Again, like the House of Lords, I do not consider that on the true construction of Article 5 § 1 (f) it is a precondition of the power to detain that detention should be “necessary” to prevent an unauthorised entry, in the sense that the use of less severe measures would not suffice either to prevent unauthorised entry or to allow a determination to be made as to whether an individual should be granted immigration clearance or asylum. As noted in the judgment, in the case of Chahal , the Court expressly rejected the contention that the second limb of Article 5 § 1 (f) demanded that the detention of a person against whom action was being taken with a view to deportation should reasonably be considered necessary to prevent the
applicant from committing an offence or fleeing and that in this respect Article 5 § 1 (f) provided a different level o f protection from Article 5 § 1 (c). This interpretation was reaffirmed in the Čonka case. While it is true that the first limb of the sub-paragraph (“to prevent his effecting an unauthorised entry”) and the second limb (“against whom action is being taken with a view to deportation”) are not framed in identical terms, I can find no valid reason for confining the Court ’ s reasoning to the second limb of the sub-paragraph or for holding that a different and stricter test should be applied to the first limb.

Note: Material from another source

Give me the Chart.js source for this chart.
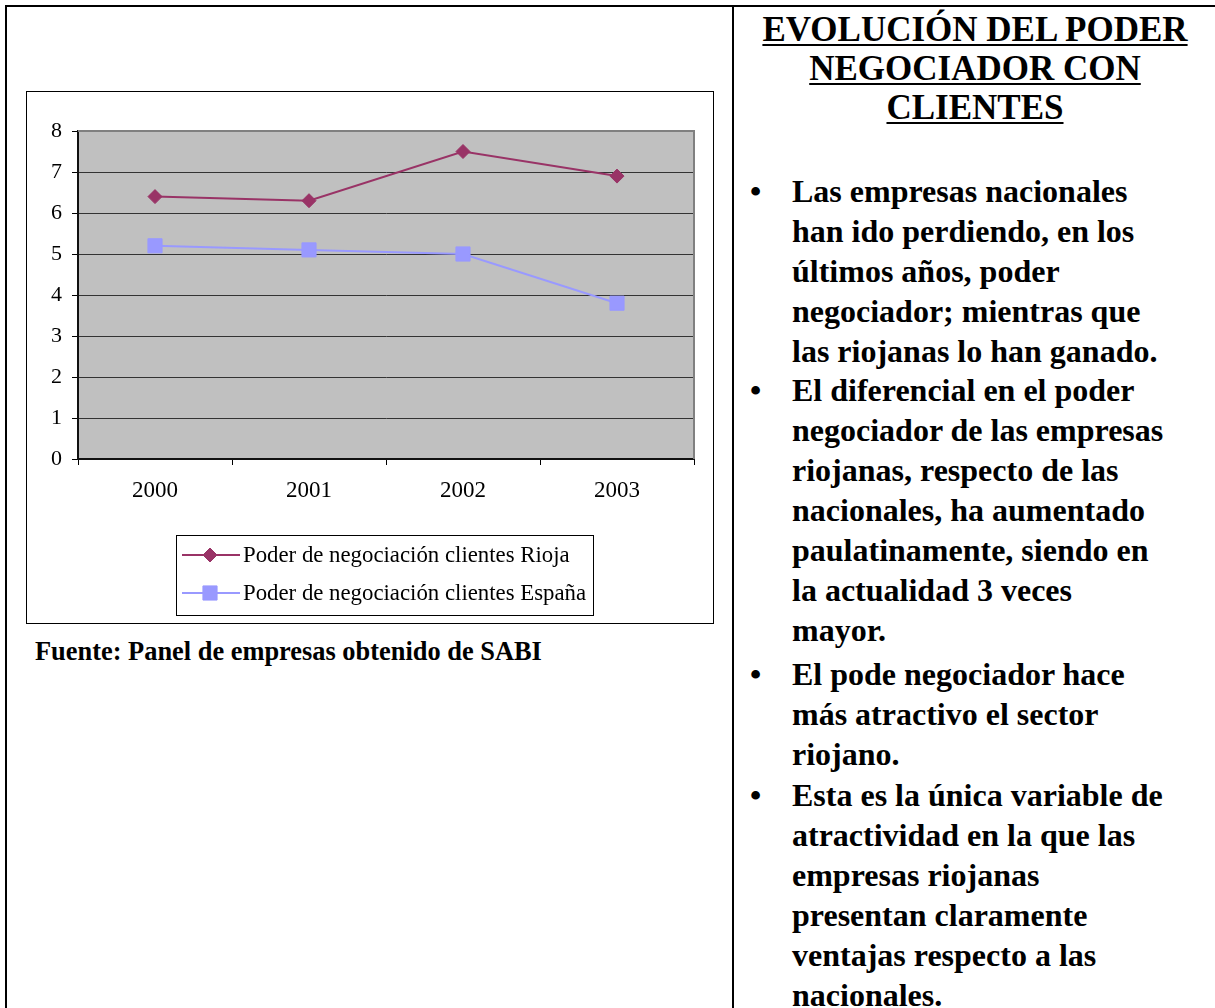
<!DOCTYPE html>
<html>
<head>
<meta charset="utf-8">
<script src="https://cdn.jsdelivr.net/npm/chart.js@4/dist/chart.umd.min.js"></script>
<style>
html,body{margin:0;padding:0;background:#fff;}
body{width:1215px;height:1008px;position:relative;overflow:hidden;font-family:"Liberation Serif","Times New Roman",serif;color:#000;}
.ln{position:absolute;background:#000;}
#wrap{position:absolute;left:26px;top:91px;width:688px;height:533px;}
#frame{position:absolute;left:26px;top:91px;width:688px;height:533px;box-sizing:border-box;border:1px solid #000;pointer-events:none;}
#fuente{position:absolute;left:35px;top:636px;font-weight:bold;font-size:26.4px;line-height:30px;white-space:nowrap;}
#title{position:absolute;left:735px;width:480px;top:10px;text-align:center;font-weight:bold;font-size:35px;line-height:39px;}
#title span{text-decoration:underline;text-decoration-thickness:2px;text-underline-offset:3px;}
.bul{position:absolute;left:792px;font-weight:bold;font-size:32px;line-height:40px;white-space:nowrap;}
.dot{position:absolute;left:-42px;top:0;}
</style>
</head>
<body>
<div class="ln" style="left:5px;top:5px;width:1210px;height:2px;"></div>
<div class="ln" style="left:5px;top:5px;width:2px;height:1003px;"></div>
<div class="ln" style="left:732px;top:5px;width:2px;height:1003px;"></div>

<div id="wrap"><canvas id="c" width="688" height="533"></canvas></div>
<div id="frame"></div>
<div id="fuente">Fuente: Panel de empresas obtenido de SABI</div>

<div id="title"><span>EVOLUCIÓN DEL PODER</span><br><span>NEGOCIADOR CON</span><br><span>CLIENTES</span></div>

<div class="bul" style="top:171px;"><span class="dot">•</span>Las empresas nacionales<br>han ido perdiendo, en los<br>últimos años, poder<br>negociador; mientras que<br>las riojanas lo han ganado.</div>
<div class="bul" style="top:370px;"><span class="dot">•</span>El diferencial en el poder<br>negociador de las empresas<br>riojanas, respecto de las<br>nacionales, ha aumentado<br>paulatinamente, siendo en<br>la actualidad 3 veces<br>mayor.</div>
<div class="bul" style="top:654px;"><span class="dot">•</span>El pode negociador hace<br>más atractivo el sector<br>riojano.</div>
<div class="bul" style="top:775px;"><span class="dot">•</span>Esta es la única variable de<br>atractividad en la que las<br>empresas riojanas<br>presentan claramente<br>ventajas respecto a las<br>nacionales.</div>

<script>
// ---- data ----
const categories = ['2000', '2001', '2002', '2003'];
const riojaValues = [6.4, 6.3, 7.5, 6.9];
const espanaValues = [5.2, 5.1, 5.0, 3.8];
const seriesNames = ['Poder de negociación clientes Rioja', 'Poder de negociación clientes España'];
const yMin = 0;
const yMax = 8;
const yStep = 1;

const FONT = '"Liberation Serif", "Times New Roman", serif';

const plotBackground = {
  id: 'plotBackground',
  beforeDraw(chart) {
    const a = chart.chartArea, ctx = chart.ctx;
    ctx.save();
    ctx.fillStyle = '#C0C0C0';
    ctx.fillRect(a.left, a.top, a.right - a.left, a.bottom - a.top);
    ctx.restore();
  },
  beforeDatasetsDraw(chart) {
    const a = chart.chartArea, ctx = chart.ctx;
    ctx.save();
    ctx.strokeStyle = '#808080';
    ctx.lineWidth = 2;
    ctx.beginPath();
    ctx.moveTo(a.left, a.top);
    ctx.lineTo(a.right, a.top);
    ctx.lineTo(a.right, a.bottom);
    ctx.stroke();
    ctx.restore();
  }
};

const boxedLegend = {
  id: 'boxedLegend',
  afterDraw(chart) {
    const ctx = chart.ctx;
    const box = {x: 150.5, y: 444.5, w: 417, h: 80};
    ctx.save();
    ctx.strokeStyle = '#000';
    ctx.lineWidth = 1;
    ctx.strokeRect(box.x, box.y, box.w, box.h);
    chart.data.datasets.forEach((ds, i) => {
      const y = 464 + i * 38;
      ctx.strokeStyle = ds.borderColor;
      ctx.lineWidth = 2;
      ctx.beginPath();
      ctx.moveTo(156, y);
      ctx.lineTo(214, y);
      ctx.stroke();
      ctx.fillStyle = ds.pointBackgroundColor;
      ctx.strokeStyle = ds.pointBorderColor;
      ctx.lineWidth = 1;
      Chart.helpers.drawPoint(ctx, {pointStyle: ds.pointStyle, radius: ds.pointRadius, borderWidth: 1, rotation: 0}, 184, y);
      ctx.fillStyle = '#000';
      ctx.font = '22.8px ' + FONT;
      ctx.textBaseline = 'middle';
      ctx.textAlign = 'left';
      ctx.fillText(ds.label, 217, y + 1);
    });
    ctx.restore();
  }
};

new Chart(document.getElementById('c'), {
  type: 'line',
  data: {
    labels: categories,
    datasets: [
      {
        label: seriesNames[0],
        data: riojaValues,
        borderColor: '#993366',
        backgroundColor: '#993366',
        pointBackgroundColor: '#993366',
        pointBorderColor: '#993366',
        pointStyle: 'rectRot',
        pointRadius: 7,
        pointBorderWidth: 1,
        borderWidth: 2,
        tension: 0,
        fill: false
      },
      {
        label: seriesNames[1],
        data: espanaValues,
        borderColor: '#9999FF',
        backgroundColor: '#9999FF',
        pointBackgroundColor: '#9999FF',
        pointBorderColor: '#9999FF',
        pointStyle: 'rect',
        pointRadius: 10,
        pointBorderWidth: 1,
        borderWidth: 2,
        tension: 0,
        fill: false
      }
    ]
  },
  options: {
    responsive: false,
    animation: false,
    devicePixelRatio: 1,
    layout: {padding: {left: 0, top: 40, right: 20, bottom: 0}},
    plugins: {legend: {display: false}, tooltip: {enabled: false}, title: {display: false}},
    scales: {
      x: {
        type: 'category',
        offset: true,
        afterFit(s) { s.height = 165; },
        grid: {display: true, drawOnChartArea: false, drawTicks: true, tickLength: 6, color: '#000', tickColor: '#000', offset: true},
        border: {display: true, color: '#111', width: 2},
        ticks: {color: '#000', font: {family: FONT, size: 23}, padding: 12, maxRotation: 0}
      },
      y: {
        min: yMin,
        max: yMax,
        afterFit(s) { s.width = 52; },
        grid: {color: '#333', lineWidth: 1, drawTicks: true, tickLength: 6, tickColor: '#000'},
        border: {display: true, color: '#111', width: 2},
        ticks: {stepSize: yStep, color: '#000', font: {family: FONT, size: 22}, padding: 10}
      }
    }
  },
  plugins: [plotBackground, boxedLegend]
});
</script>
</body>
</html>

Although for these reasons I consider that the detention of the applicant fell within the provisions of Article 5 § 1 (f), I recognise the concern felt that a person should be deprived of his liberty for reasons essentially of administrative efficiency and the risks of arbitrariness which such detention may entail. As has frequently been emphasised in the Court ’ s case-law, any deprivation of liberty must be in keeping with the purpose of Article 5, namely to protect the individual from arbitrariness. In the context of detention at the Oakington Centre, this requires not only that the detention of an immigrant lasts for no longer than is required to complete the procedures for deciding whether to grant entry but that the period of detention should be short. The detention in the present case lasted for a total of 7 days, which the majority has found not to be excessive. While I can agree that the period of the applicant ’ s detention at Oakington was within the limits of what could be regarded as acceptable, any period of detention significantly in excess of this period would in my view not be compatible with the first limb of Article 5 § 1 (f).

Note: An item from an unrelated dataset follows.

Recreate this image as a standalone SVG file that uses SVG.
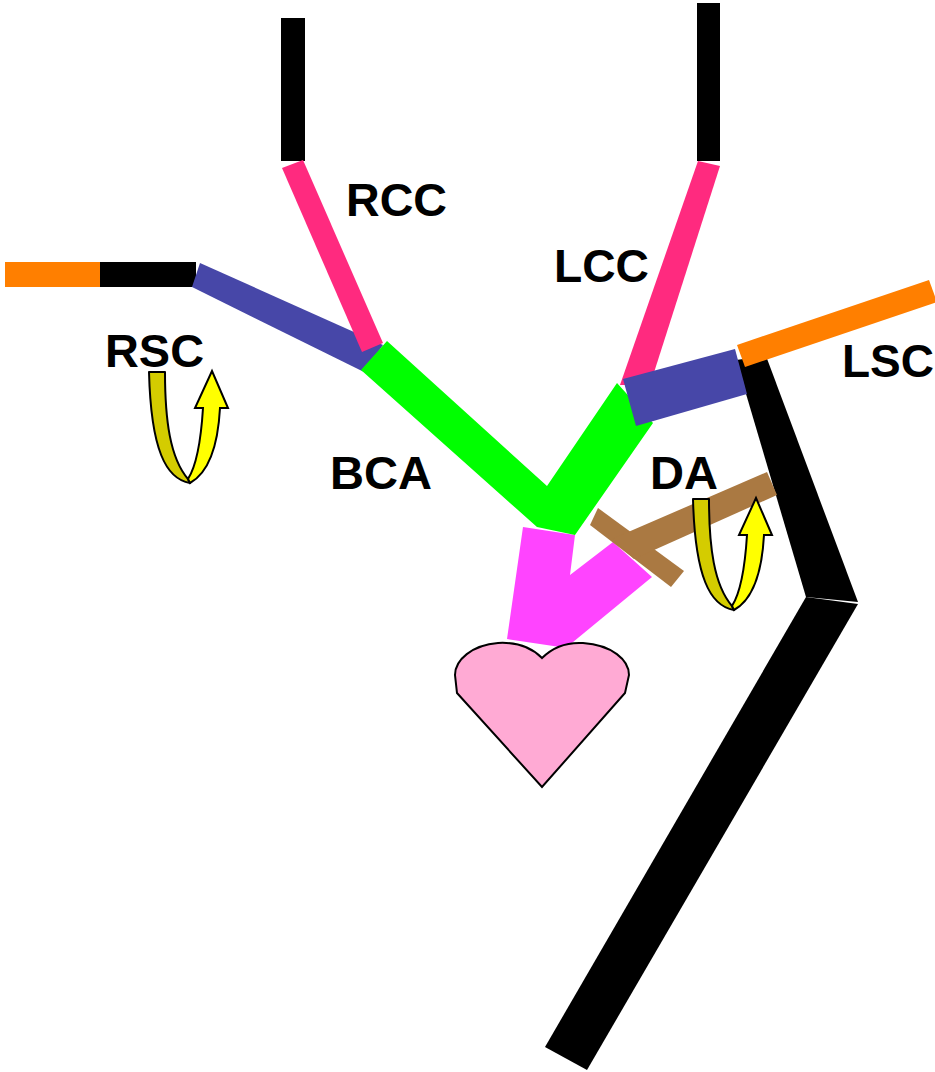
<svg xmlns="http://www.w3.org/2000/svg" width="935" height="1072" viewBox="0 0 935 1072">
  <style>
    .lbl { font-family: "Liberation Sans", Arial, sans-serif; font-weight: bold; font-size: 47px; fill: #000; }
    .blk { fill: #000; }
    .org { fill: #FF7F00; }
    .blu { fill: #4747A8; }
    .rose { fill: #FF2A7F; }
    .grn { fill: #00FF00; }
    .mag { fill: #FF44FF; }
    .brn { fill: #AA7942; }
    .band-back { fill: #D4CC00; stroke: #000; stroke-width: 2; stroke-linejoin: round; }
    .band-front { fill: #FFFF00; stroke: #000; stroke-width: 2; stroke-linejoin: miter; }
  </style>
  <defs>
    <!-- twisted ribbon arrow showing rotation -->
    <g id="twist">
      <path class="band-back" d="M149,372 L165,372 C165,420 170,458 188,479 L190,483 C166,479 151,450 149,372 Z"/>
      <path class="band-front" d="M188,479 C197,465 201,440 203,408 L195,408 L212,371 L228,408 L220,408 C218,445 210,472 190,483 Z"/>
    </g>
  </defs>

  <!-- descending aorta -->
  <g id="descending">
    <polygon class="blk" points="736,360 766,356 858,602 806,597"/>
    <polygon class="blk" points="806,597 858,604 587,1070 545,1047"/>
  </g>

  <!-- right side: subclavian and common carotid -->
  <g id="rsc">
    <rect class="org" x="5" y="262" width="96" height="25"/>
    <rect class="blk" x="100" y="262" width="96" height="25"/>
    <polygon class="blu" points="200,263 383,345 364,372 192,287"/>
  </g>
  <g id="rcc">
    <rect class="blk" x="281" y="18" width="24" height="143"/>
    <polygon class="rose" points="282,168 303,160 383,343 362,352"/>
  </g>

  <!-- left side: common carotid and subclavian -->
  <g id="lcc">
    <rect class="blk" x="697" y="3" width="23" height="158"/>
    <polygon class="rose" points="698,161 720,166 650,385 620,385"/>
  </g>

  <!-- outflow limbs -->
  <g id="outflow">
    <polygon class="mag" points="523,527 575,535 570,575 613,542 652,577 567,647 560,647 507,639"/>
  </g>
  <g id="bca">
    <polygon class="grn" points="361,370 537,527 575,535 653,423 617,383 547,486 387,341"/>
  </g>

  <g id="lsc">
    <polygon class="org" points="737,345 929,280 937,302 745,367"/>
    <polygon class="blu" points="623,379 735,349 747,394 636,426"/>
  </g>

  <!-- ductus arteriosus -->
  <g id="da">
    <polygon class="brn" points="598,508 684,571 671,587 590,525"/>
    <polygon class="brn" points="612,539 767,472 777,495 634,559"/>
  </g>

  <!-- heart -->
  <g id="heart">
    <path d="M542,658 C530,646 516,642 498,643 C472,645 455,660 455,675 L457,693 L542,787 L625,693 L629,675 C629,660 612,645 583,643 C566,642 553,647 542,658 Z" fill="#FFAAD4" stroke="#000" stroke-width="2"/>
  </g>

  <!-- rotation arrows -->
  <g id="rsc-rotation">
    <use href="#twist"/>
  </g>
  <g id="da-rotation">
    <use href="#twist" transform="translate(544,127)"/>
  </g>

  <!-- labels -->
  <g id="labels">
    <text class="lbl" x="346" y="216" textLength="101" lengthAdjust="spacingAndGlyphs">RCC</text>
    <text class="lbl" x="554" y="282" textLength="95" lengthAdjust="spacingAndGlyphs">LCC</text>
    <text class="lbl" x="105" y="367" textLength="99" lengthAdjust="spacingAndGlyphs">RSC</text>
    <text class="lbl" x="842" y="377" textLength="92" lengthAdjust="spacingAndGlyphs">LSC</text>
    <text class="lbl" x="330" y="489" textLength="102" lengthAdjust="spacingAndGlyphs">BCA</text>
    <text class="lbl" x="650" y="489" textLength="68" lengthAdjust="spacingAndGlyphs">DA</text>
  </g>
</svg>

JOINT DISSENTING OPINION OF JUDGES CASADEVALL, TRAJA AND SIKUTA
1. In the present judgment, the majority (four judges to three) held, inter alia , that there had been no violation of Article 5 § 1 (f) of the Convention. We cannot support that conclusion, for the following reasons:
2 . Under international law, a State has the right, by virtue of its sovereignty, to control the entry and stay of foreigners on its territory. It is, however, equally well established that a State party to the Convention must be deemed to agree to restrict the free exercise of its rights under general international law to the extent and within the limits of the obligations which it has accepted under that Convention.
3 . In the instant case, it was open to the United Kingdom authorities, when the applicant arrived in the United Kingdom, to deprive him of his liberty (that is, to detain him) under Article 5 § 1 (f) on the following condition alone: namely, to prevent his effecting an unauthorised entry into the country. On the basis of the facts in this case, the purpose of the applicant ’ s detention was not, however to prevent the applicant ’ s entry at all . The applicant arrived at London Heathrow Airport on 30 December 2000 and applied for asylum upon his arrival. If the competent authorities had been of the opinion that there existed grounds for detaining him in order to prevent him from effecting an unauthorised entry into the territory, they could have exercised that “right to control entry” at that moment for the purpose set out in Article 5 § 1 (f). However, the immigration authorities, on the contrary, granted him “temporary admission” and he was permitted to stay at a hotel of his choice inside the country. The grant of temporary admission was subsequently extended twice, on two consecutive days. We therefore strongly believe that the pre-condition for the applicant ’ s detention, namely that it be for the purpose of preventing him from effecting an unauthorised entry into the country, was not met, for the simple reason that the immigration authorities had already admitted him.
4 . The applicant applied for asylum upon arrival at London Heathrow Airport , at the immigration desk, in line with the national law. He followed all the instructions given to him by the immigration authorities and reported to them on a regular basis. He did not misuse the asylum procedure and did not hide. On the contrary, he co-operated with the immigration officers. He was granted legally recognized admission, regardless of whether it was temporary or not. From the moment of lodging the asylum application, the asylum procedure started. The asylum procedure is legally recognized and prescribed by national law. It is a procedure which can last for anything
from a few days to several years. The possibility of detaining an asylum seeker at any time during the asylum procedure on the ground that it was to “prevent his effecting an unauthorised entry into the country” would represent great legal uncertainty for the person concerned. States which are parties to international instruments dealing with the legal status of asylum seekers and refugees (e.g. the 1951 UN Convention relating to the Status of Refugees, but also instruments in other systems, e.g. the European Union and the Council of Europe) are obliged to grant an asylum seeker admission to the territory (but not a residence permit) until the final decision in the asylum procedure is taken. This also happened in the instant case, where the respondent Government admitted the applicant to the territory. Paradoxically, as indicated in paragraph 45 of the judgment, the applicant was detained for seven days, and was then released from detention after his asylum claim had been refused .
5 . Lastly, we are of the opinion that the arguments mentioned in paragraph 54 of the judgment, which led to a finding of a violation of Article 5 § 2 of the Convention (non-communication of reasons for detention), provide support for our argument that there has been a violation of Article 5 § 1 (f) of the Convention, because the true reason for detention of the applicant had nothing to do with that provision. The true reason was purely based on administrative or bureaucratic grounds aiming to place the applicant in Oakington detention and to follow the “fast-track procedure”. The majority recognized this explicitly when they affirmed that “ ... that form would have been inaccurate in that it would not have included the true reason ... ”, which would have justified such detention.
6 . For those reasons, since the applicant was not, in our view, detained for the purpose of preventing his effecting an entry into the territory, and since his entry cannot be considered as unauthorised, we do not agree with the conclusion that Article 5 § 1 (f) has not been violated.